◆ **WHAT IS ASKED**
Locate all lines with the word "this" and copy them out.
— begin —
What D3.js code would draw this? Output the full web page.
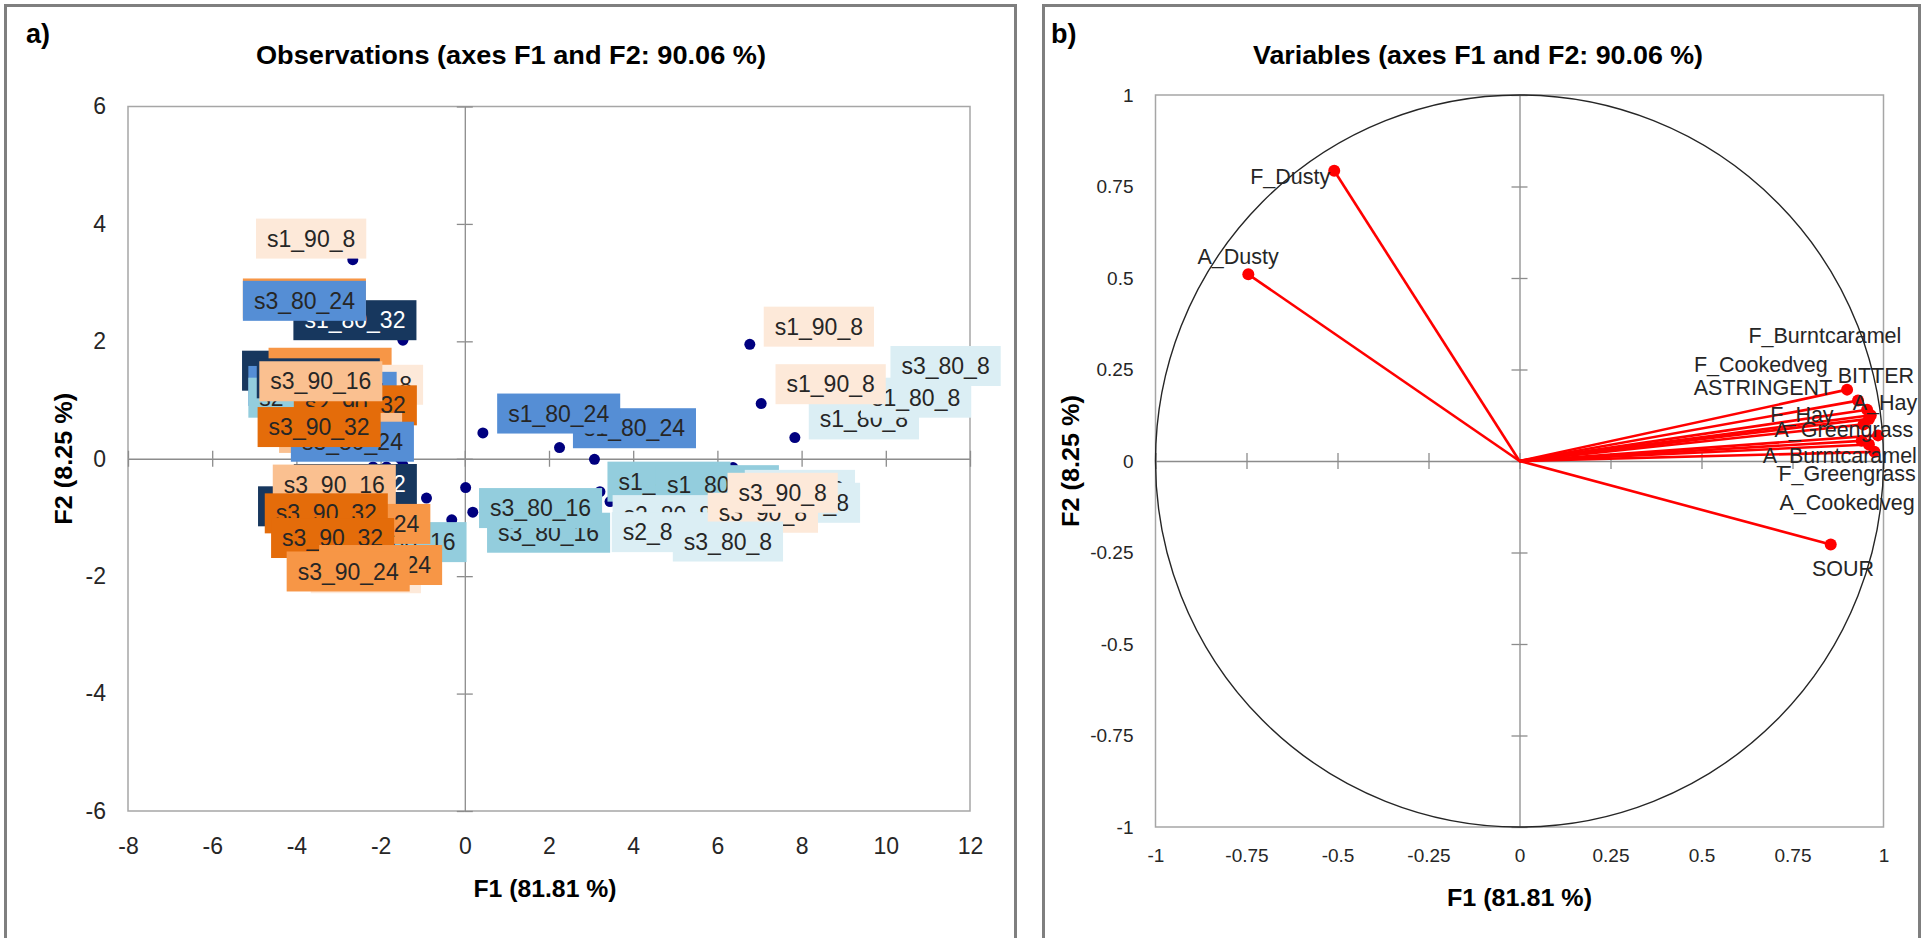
<!DOCTYPE html>
<html>
<head>
<meta charset="utf-8">
<script src="https://cdn.jsdelivr.net/npm/d3@7"></script>
<style>
  body { margin: 0; background: #fff; }
  svg text { font-family: "Liberation Sans", Arial, sans-serif; }
</style>
</head>
<body>
<div id="pca"></div>
<script>
// ---- a) observations, in drawing order (later labels sit on top) ----
const obsNames = [
  "s1_80_32", "s3_90_24", "s3_80_24", "s1_90_8",
  "s1_80_32", "s3_90_24", "s2_90_8", "s2_80_24", "s2_80_24", "s2_80_16", "s2_90_32",
  "s2_80_32", "s3_90_16", "s2_90_16", "s3_80_24", "s3_90_32",
  "s2_80_32", "s1_80_32", "s3_90_16", "s3_80_16", "s3_90_24", "s3_90_32", "s3_90_32",
  "s2_90_8", "s2_90_24", "s3_90_24",
  "s1_80_24", "s1_80_24", "s1_80_16", "s1_80_16", "s2_80_8", "s2_80_8", "s3_80_16", "s3_80_16",
  "s3_80_8", "s3_80_8", "s3_90_8", "s3_80_8", "s3_90_8",
  "s1_80_8", "s1_80_8", "s3_80_8", "s1_90_8", "s1_90_8"
]
const obsGroups = [
  "80_32", "90_24", "80_24", "90_8",
  "80_32", "90_24", "90_8", "80_24", "80_24", "80_16", "90_32",
  "80_32", "90_16", "90_16", "80_24", "90_32",
  "80_32", "80_32", "90_16", "80_16", "90_24", "90_32", "90_32",
  "90_8", "90_24", "90_24",
  "80_24", "80_24", "80_16", "80_16", "80_8", "80_8", "80_16", "80_16",
  "80_8", "80_8", "90_8", "80_8", "90_8",
  "80_8", "80_8", "80_8", "90_8", "90_8"
]
// point coordinates (F1, F2)
const obsF1 = [
  -1.47, -3.81, -3.81, -2.66,
  -3.83, -3.20, -2.30, -3.68, -3.08, -3.68, -2.60,
  -3.48, -3.42, -2.18, -1.47, -1.54,
  -3.45, -1.86, -3.10, -0.31, -0.91, -3.29, -3.14,
  -2.35, -1.49, -2.77,
  2.25, 0.43, 3.08, 6.37, 3.21, 3.45, 0.19, 0.02,
  7.96, 8.08, 7.08, 6.25, 7.55,
  7.84, 10.72, 11.42, 7.04, 6.77
]
const obsF2 = [
  2.02, 2.73, 2.69, 3.39,
  1.50, 1.55, 1.26, 1.24, 1.14, 1.04, 0.91,
  1.37, 1.32, -0.14, -0.11, 0.01,
  -0.81, -0.14, -0.44, -1.04, -0.67, -0.93, -1.35,
  -1.95, -1.81, -1.92,
  0.19, 0.44, -0.01, -0.15, -0.56, -0.73, -0.91, -0.49,
  -0.53, -0.75, -0.92, -1.41, -0.58,
  0.36, 1.04, 1.58, 0.94, 1.95
]
// label centres (F1, F2)
const obsLabelF1 = [
  -2.61, -3.81, -3.81, -3.65,
  -3.83, -3.20, -2.30, -3.68, -3.08, -3.68, -2.60,
  -3.48, -3.42, -2.95, -2.67, -3.46,
  -3.45, -2.60, -3.10, -1.42, -2.28, -3.29, -3.14,
  -2.35, -2.00, -2.77,
  4.03, 2.23, 4.85, 6.00, 4.82, 4.80, 1.99, 1.80,
  7.96, 8.08, 7.08, 6.25, 7.55,
  9.48, 10.72, 11.42, 8.69, 8.41
]
const obsLabelF2 = [
  2.36, 2.73, 2.69, 3.75,
  1.50, 1.55, 1.26, 1.24, 1.14, 1.04, 0.91,
  1.37, 1.32, 0.44, 0.29, 0.54,
  -0.81, -0.43, -0.44, -1.42, -1.11, -0.93, -1.35,
  -1.95, -1.81, -1.92,
  0.52, 0.77, -0.39, -0.45, -0.96, -1.25, -1.26, -0.84,
  -0.53, -0.75, -0.92, -1.41, -0.58,
  0.67, 1.04, 1.58, 1.27, 2.25
]

const groupKeys  = ["80_8", "80_16", "80_24", "80_32", "90_8", "90_16", "90_24", "90_32"]
const groupFills = ["#DBEEF4", "#93CDDD", "#558ED5", "#17375E", "#FDE9D9", "#FAC090", "#F79646", "#E46C0A"]
const groupInk   = ["#262626", "#262626", "#262626", "#ffffff", "#262626", "#262626", "#262626", "#262626"]

const obsTicksX = [-8, -6, -4, -2, 0, 2, 4, 6, 8, 10, 12]
const obsTicksY = [-6, -4, -2, 0, 2, 4, 6]

// ---- b) variables (correlation circle) ----
const varNames = ["F_Dusty", "A_Dusty", "SOUR", "A_Cookedveg", "F_Greengrass", "A_Burntcaramel",
  "A_Greengrass", "F_Hay", "A_Hay", "ASTRINGENT", "BITTER", "F_Cookedveg", "F_Burntcaramel"]
const varF1 = [-0.509, -0.745, 0.855, 0.960, 0.940, 0.975, 0.985, 0.945, 0.965, 0.960, 0.955, 0.930, 0.900]
const varF2 = [0.793, 0.510, -0.228, 0.045, 0.055, 0.025, 0.070, 0.100, 0.125, 0.115, 0.140, 0.165, 0.195]
const varLabelF1 = [-0.630, -0.773, 0.889, 0.900, 0.900, 0.880, 0.891, 0.776, 1.004, 0.669, 0.979, 0.663, 0.839]
const varLabelF2 = [0.777, 0.560, -0.295, -0.112, -0.033, 0.016, 0.085, 0.126, 0.161, 0.202, 0.235, 0.265, 0.342]

const varTicks = [-1, -0.75, -0.5, -0.25, 0, 0.25, 0.5, 0.75, 1]

const svg = d3.select("#pca").append("svg")
    .attr("width", 1923)
    .attr("height", 938)

svg.append("rect").attr("width", 1923).attr("height", 938).attr("fill", "#fff")

// panel frames
svg.append("rect")
    .attr("x", 5.5).attr("y", 5.5).attr("width", 1010).attr("height", 1000)
    .attr("fill", "none").attr("stroke", "#7f7f7f").attr("stroke-width", 3)
svg.append("rect")
    .attr("x", 1043.5).attr("y", 5.5).attr("width", 876).attr("height", 1000)
    .attr("fill", "none").attr("stroke", "#7f7f7f").attr("stroke-width", 3)

// draws the two axis lines through the origin, with cross ticks
function crossAxes(g, x, y, ticksX, ticksY) {
    const blank = () => ""
    const hx = g.append("g").attr("transform", `translate(0,${y(0)})`)
    hx.append("g").call(d3.axisBottom(x).tickValues(ticksX).tickSize(8).tickSizeOuter(0).tickFormat(blank))
    hx.append("g").call(d3.axisTop(x).tickValues(ticksX).tickSize(8).tickSizeOuter(0).tickFormat(blank))
        .select(".domain").remove()
    const vy = g.append("g").attr("transform", `translate(${x(0)},0)`)
    vy.append("g").call(d3.axisLeft(y).tickValues(ticksY).tickSize(8).tickSizeOuter(0).tickFormat(blank))
    vy.append("g").call(d3.axisRight(y).tickValues(ticksY).tickSize(8).tickSizeOuter(0).tickFormat(blank))
        .select(".domain").remove()
    g.selectAll(".domain, .tick line").attr("stroke", "#8c8c8c").attr("stroke-width", 1.3)
}

function frame(g, x, y) {
    const [x0, x1] = x.range(), [y0, y1] = y.range()
    g.append("rect")
        .attr("x", x0).attr("y", y1)
        .attr("width", x1 - x0).attr("height", y0 - y1)
        .attr("fill", "none").attr("stroke", "#a6a6a6").attr("stroke-width", 1.5)
}

function tickLabels(g, x, y, ticksX, ticksY, size, padX, padY) {
    const fmt = d => String(d)
    g.append("g").attr("transform", `translate(0,${y.range()[0]})`)
        .call(d3.axisBottom(x).tickValues(ticksX).tickSize(0).tickPadding(padX).tickFormat(fmt))
    g.append("g").attr("transform", `translate(${x.range()[0]},0)`)
        .call(d3.axisLeft(y).tickValues(ticksY).tickSize(0).tickPadding(padY).tickFormat(fmt))
    g.selectAll(".domain").remove()
    g.selectAll(".tick text").attr("font-size", size).attr("fill", "#262626")
        .attr("font-family", "Liberation Sans, Arial, sans-serif")
}

function titles(g, cx, labelX, tag, title, titleLen, plotCx, plotCy, f1Y, f1Len, f2X, f2Len) {
    g.append("text").attr("x", labelX).attr("y", 43).text(tag)
        .attr("font-size", 27).attr("font-weight", "bold").attr("fill", "#000")
    g.append("text").attr("x", cx).attr("y", 64).text(title)
        .attr("text-anchor", "middle").attr("font-size", 25).attr("font-weight", "bold")
        .attr("textLength", titleLen).attr("lengthAdjust", "spacingAndGlyphs")
    g.append("text").attr("x", plotCx).attr("y", f1Y).text("F1 (81.81 %)")
        .attr("text-anchor", "middle").attr("font-size", 24).attr("font-weight", "bold")
        .attr("textLength", f1Len).attr("lengthAdjust", "spacingAndGlyphs")
    g.append("text").attr("transform", `translate(${f2X},${plotCy}) rotate(-90)`)
        .attr("dy", "0.35em").text("F2 (8.25 %)")
        .attr("text-anchor", "middle").attr("font-size", 24).attr("font-weight", "bold")
        .attr("textLength", f2Len).attr("lengthAdjust", "spacingAndGlyphs")
}

// ---------- panel a ----------
function drawObservations() {
    const x = d3.scaleLinear().domain([-8, 12]).range([128, 970])
    const y = d3.scaleLinear().domain([-6, 6]).range([811, 106.5])
    const g = svg.append("g")

    frame(g, x, y)
    crossAxes(g, x, y, obsTicksX, obsTicksY)
    tickLabels(g.append("g"), x, y, obsTicksX, obsTicksY, 23, 27, 22)

    const idx = d3.range(obsNames.length)
    const fill = d3.scaleOrdinal().domain(groupKeys).range(groupFills)
    const ink = d3.scaleOrdinal().domain(groupKeys).range(groupInk)

    g.append("g").selectAll("circle")
        .data(idx).join("circle")
        .attr("cx", i => x(obsF1[i]))
        .attr("cy", i => y(obsF2[i]))
        .attr("r", 5.5)
        .attr("fill", "#00007f")

    const labels = g.append("g").selectAll("g")
        .data(idx).join("g")
        .attr("transform", i => `translate(${x(obsLabelF1[i])},${y(obsLabelF2[i])})`)
    labels.append("rect").attr("fill", i => fill(obsGroups[i]))
    labels.append("text")
        .attr("text-anchor", "middle").attr("dy", "0.35em")
        .attr("font-size", 23).attr("fill", i => ink(obsGroups[i]))
        .text(i => obsNames[i])
        .each(function () {
            const w = this.getComputedTextLength() + 22
            d3.select(this.parentNode).select("rect")
                .attr("x", -w / 2).attr("y", -20).attr("width", w).attr("height", 40)
        })

    titles(g, 511, 26, "a)", "Observations (axes F1 and F2: 90.06 %)", 510,
        (x.range()[0] + x.range()[1]) / 2 - 4, y(0), 897, 143, 64, 132)
}

// ---------- panel b ----------
function drawVariables() {
    const x = d3.scaleLinear().domain([-1, 1]).range([1155.5, 1883.5])
    const y = d3.scaleLinear().domain([-1, 1]).range([827, 95])
    const g = svg.append("g")

    frame(g, x, y)
    crossAxes(g, x, y, varTicks, varTicks)
    tickLabels(g.append("g"), x, y, varTicks, varTicks, 19, 22, 22)

    g.append("ellipse")
        .attr("cx", x(0)).attr("cy", y(0))
        .attr("rx", x(1) - x(0)).attr("ry", y(0) - y(1))
        .attr("fill", "none").attr("stroke", "#262626").attr("stroke-width", 1.4)

    const idx = d3.range(varNames.length)
    g.append("g").selectAll("line")
        .data(idx).join("line")
        .attr("x1", x(0)).attr("y1", y(0))
        .attr("x2", i => x(varF1[i])).attr("y2", i => y(varF2[i]))
        .attr("stroke", "#ff0000").attr("stroke-width", 2.6)
    g.append("g").selectAll("circle")
        .data(idx).join("circle")
        .attr("cx", i => x(varF1[i])).attr("cy", i => y(varF2[i]))
        .attr("r", 6).attr("fill", "#ff0000")
    g.append("g").selectAll("text")
        .data(idx).join("text")
        .attr("x", i => x(varLabelF1[i])).attr("y", i => y(varLabelF2[i]))
        .attr("text-anchor", "middle").attr("dy", "0.35em")
        .attr("font-size", 21.5).attr("fill", "#262626")
        .text(i => varNames[i])

    titles(g, 1478, 1051, "b)", "Variables (axes F1 and F2: 90.06 %)", 450,
        (x.range()[0] + x.range()[1]) / 2, y(0), 906, 145, 1071, 132)
}

drawObservations()
drawVariables()
</script>
</body>
</html>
— end —
◆ **ANSWER**
What D3.js code would draw this? Output the full web page.
            const w = this.getComputedTextLength() + 22
            d3.select(this.parentNode).select("rect")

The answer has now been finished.